Projects 31: A Space Without Art is a special presentation organized by the Museum’s Projects Committee in solidarity with “A Day without Art,” the art community’s annual observance of World AIDS Day, December 1. In A Space Without Art the Committee, which comprises staff members from all six curatorial departments, seeks to take note of the loss felt by all those who increasingly must reckon with the fact that a significant portion of the art of our time will never be made.
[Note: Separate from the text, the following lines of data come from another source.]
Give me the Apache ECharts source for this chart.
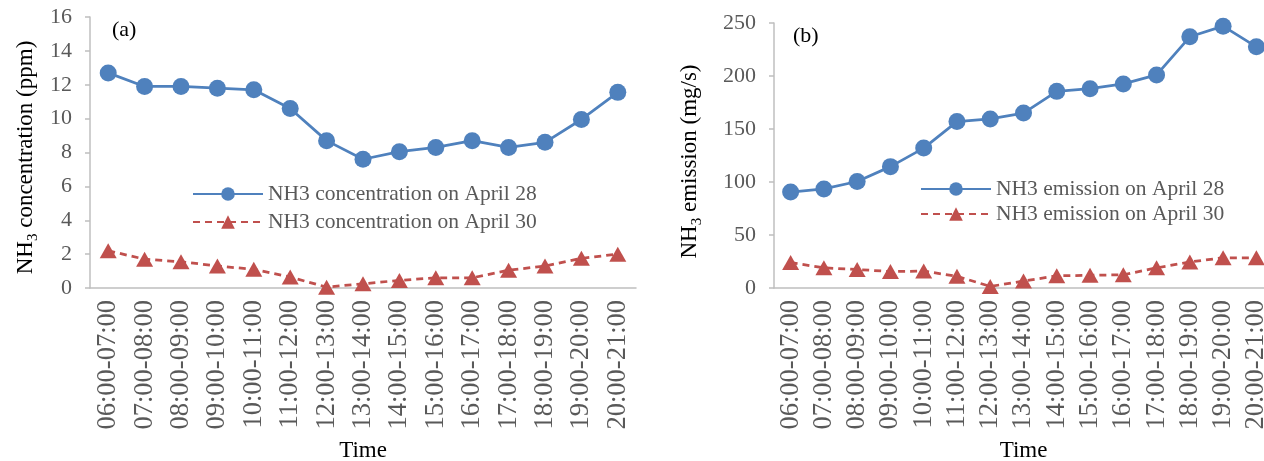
<!DOCTYPE html>
<html>
<head>
<meta charset="utf-8">
<script src="https://cdn.jsdelivr.net/npm/echarts@6/dist/echarts.min.js"></script>
<style>
html,body{margin:0;padding:0;background:#fff;}
#chart{width:1264px;height:461px;}
</style>
</head>
<body>
<div id="chart"></div>
<script>
const categories = ['06:00-07:00','07:00-08:00','08:00-09:00','09:00-10:00','10:00-11:00','11:00-12:00','12:00-13:00','13:00-14:00','14:00-15:00','15:00-16:00','16:00-17:00','17:00-18:00','18:00-19:00','19:00-20:00','20:00-21:00'];
const concApr28 = [12.7, 11.9, 11.9, 11.8, 11.7, 10.6, 8.7, 7.6, 8.05, 8.3, 8.7, 8.3, 8.6, 9.95, 11.55];
const concApr30 = [2.2, 1.7, 1.55, 1.3, 1.1, 0.65, 0.05, 0.25, 0.45, 0.6, 0.6, 1.05, 1.3, 1.75, 2.0];
const emisApr28 = [90.5, 93.5, 100.5, 114.5, 132, 157, 159.5, 165, 185.5, 188, 192.5, 201, 237, 247, 227.5];
const emisApr30 = [24, 19, 17.5, 15.5, 16, 11, 1.5, 6.5, 11.5, 12, 12.5, 19, 24.5, 28.5, 28.5];
const concTicks = {min: 0, max: 16, interval: 2};
const emisTicks = {min: 0, max: 250, interval: 50};
const legendNames = ['NH3 concentration on April 28','NH3 concentration on April 30','NH3 emission on April 28','NH3 emission on April 30'];

const FONT = "'Liberation Serif','Times New Roman',serif";
const BLUE = '#4F81BD', RED = '#C0504D', GRAY = '#595959', AXIS = '#BFBFBF';

function yName(rest, shift){
  return {
    name: '{a|NH}{s|3}{a|' + rest + '}',
    nameTextStyle: {
      padding: [0, shift, 0, 0],
      rich: {
        a: {fontFamily: FONT, fontSize: 23, color: '#000', lineHeight: 25, verticalAlign: 'top'},
        s: {fontFamily: FONT, fontSize: 15, color: '#000', lineHeight: 15, padding: [12,0,0,0], verticalAlign: 'top'}
      }
    }
  };
}

function xAxis(gridIndex){
  return {
    type: 'category', gridIndex: gridIndex, data: categories, boundaryGap: true,
    axisLine: {lineStyle: {color: AXIS, width: 1.5}},
    axisTick: {length: 6, lineStyle: {color: AXIS, width: 1.5}},
    axisLabel: {rotate: 90, margin: 12, interval: 0, color: GRAY, fontFamily: FONT, fontSize: 26.5},
    name: 'Time', nameLocation: 'middle', nameGap: 151,
    nameTextStyle: {color: '#000', fontFamily: FONT, fontSize: 23},
    splitLine: {show: false}
  };
}

function yAxis(gridIndex, ticks, rest, gap, shift){
  return Object.assign({
    type: 'value', gridIndex: gridIndex, min: ticks.min, max: ticks.max, interval: ticks.interval,
    axisLine: {show: true, lineStyle: {color: AXIS, width: 1.5}},
    axisTick: {show: true, length: 5, lineStyle: {color: AXIS, width: 1.5}},
    axisLabel: {margin: 18, color: GRAY, fontFamily: FONT, fontSize: 22},
    splitLine: {show: false},
    nameLocation: 'middle', nameGap: gap
  }, yName(rest, shift));
}

function lineSeries(name, xi, data, dashed){
  return {
    name: name, type: 'line', xAxisIndex: xi, yAxisIndex: xi, data: data,
    symbol: dashed ? 'triangle' : 'circle',
    symbolSize: dashed ? [17, 15] : 17,
    lineStyle: {color: dashed ? RED : BLUE, width: 2.75, type: dashed ? [7, 5] : 'solid'},
    itemStyle: {color: dashed ? RED : BLUE},
    emphasis: {disabled: true},
    animation: false
  };
}

const chart = echarts.init(document.getElementById('chart'), null, {renderer: 'canvas'});
chart.setOption({
  animation: false,
  backgroundColor: '#fff',
  grid: [
    {left: 90, top: 17, width: 546, height: 271, containLabel: false, outerBoundsMode: 'none'},
    {left: 774, top: 23, width: 499, height: 265, containLabel: false, outerBoundsMode: 'none'}
  ],
  xAxis: [xAxis(0), xAxis(1)],
  yAxis: [
    yAxis(0, concTicks, ' concentration (ppm)', 51, 10),
    yAxis(1, emisTicks, ' emission (mg/s)', 71, 12)
  ],
  legend: [
    {data: [legendNames[0], legendNames[1]], orient: 'vertical', left: 187, top: 178, itemWidth: 70, itemHeight: 17, itemGap: 6,
     textStyle: {color: GRAY, fontFamily: FONT, fontSize: 21.5, lineHeight: 22}},
    {data: [legendNames[2], legendNames[3]], orient: 'vertical', left: 915, top: 173, itemWidth: 70, itemHeight: 17, itemGap: 3,
     textStyle: {color: GRAY, fontFamily: FONT, fontSize: 21.5, lineHeight: 22}}
  ],
  graphic: [
    {type: 'text', left: 112, top: 19, style: {text: '(a)', fill: '#000', font: '22px ' + FONT}},
    {type: 'text', left: 793, top: 25, style: {text: '(b)', fill: '#000', font: '22px ' + FONT}}
  ],
  series: [
    lineSeries(legendNames[0], 0, concApr28, false),
    lineSeries(legendNames[1], 0, concApr30, true),
    lineSeries(legendNames[2], 1, emisApr28, false),
    lineSeries(legendNames[3], 1, emisApr30, true)
  ]
});
</script>
</body>
</html>
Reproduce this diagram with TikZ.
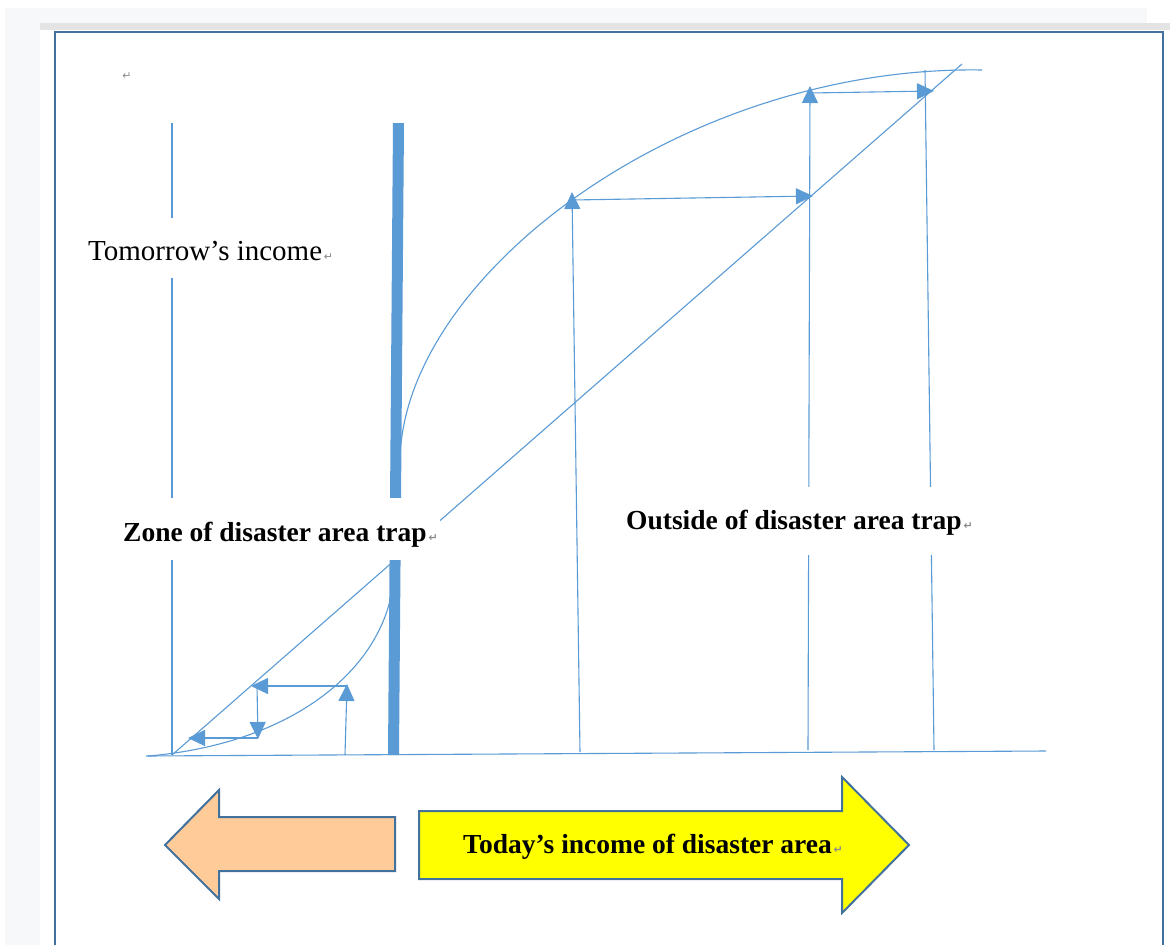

“A Space Without Art is a commemoration, not an installation,” noted Robert Storr, curator, Department of Painting and Sculpture, and coordinator of the Projects Committee. “It symbolizes an absence and provides a quiet space to stop and think about that absence.” Framed, unused art materials, including blank drafting, drawing, and photographic papers; an unprimed, stretched canvas; an empty vitrine; and a bare sculpture base will be on view. In Robert Farber’s sound installation, a Visual AIDS project that is being heard here for the first time, a bell tolls every ten minutes to mark another death from AIDS. On World AIDS Day, Farber’s piece, Every Ten Minutes, will be heard in museums, galleries, and other art venues throughout the city.
Speaking Out: Film and Video about Aids, can be seen at the Museum from November 22 through December 3. This program of twenty-eight films and videos will address the impact of the AIDS crisis on independent experimental film- and videomakers. The works included range from very personal statements to calls for direct action.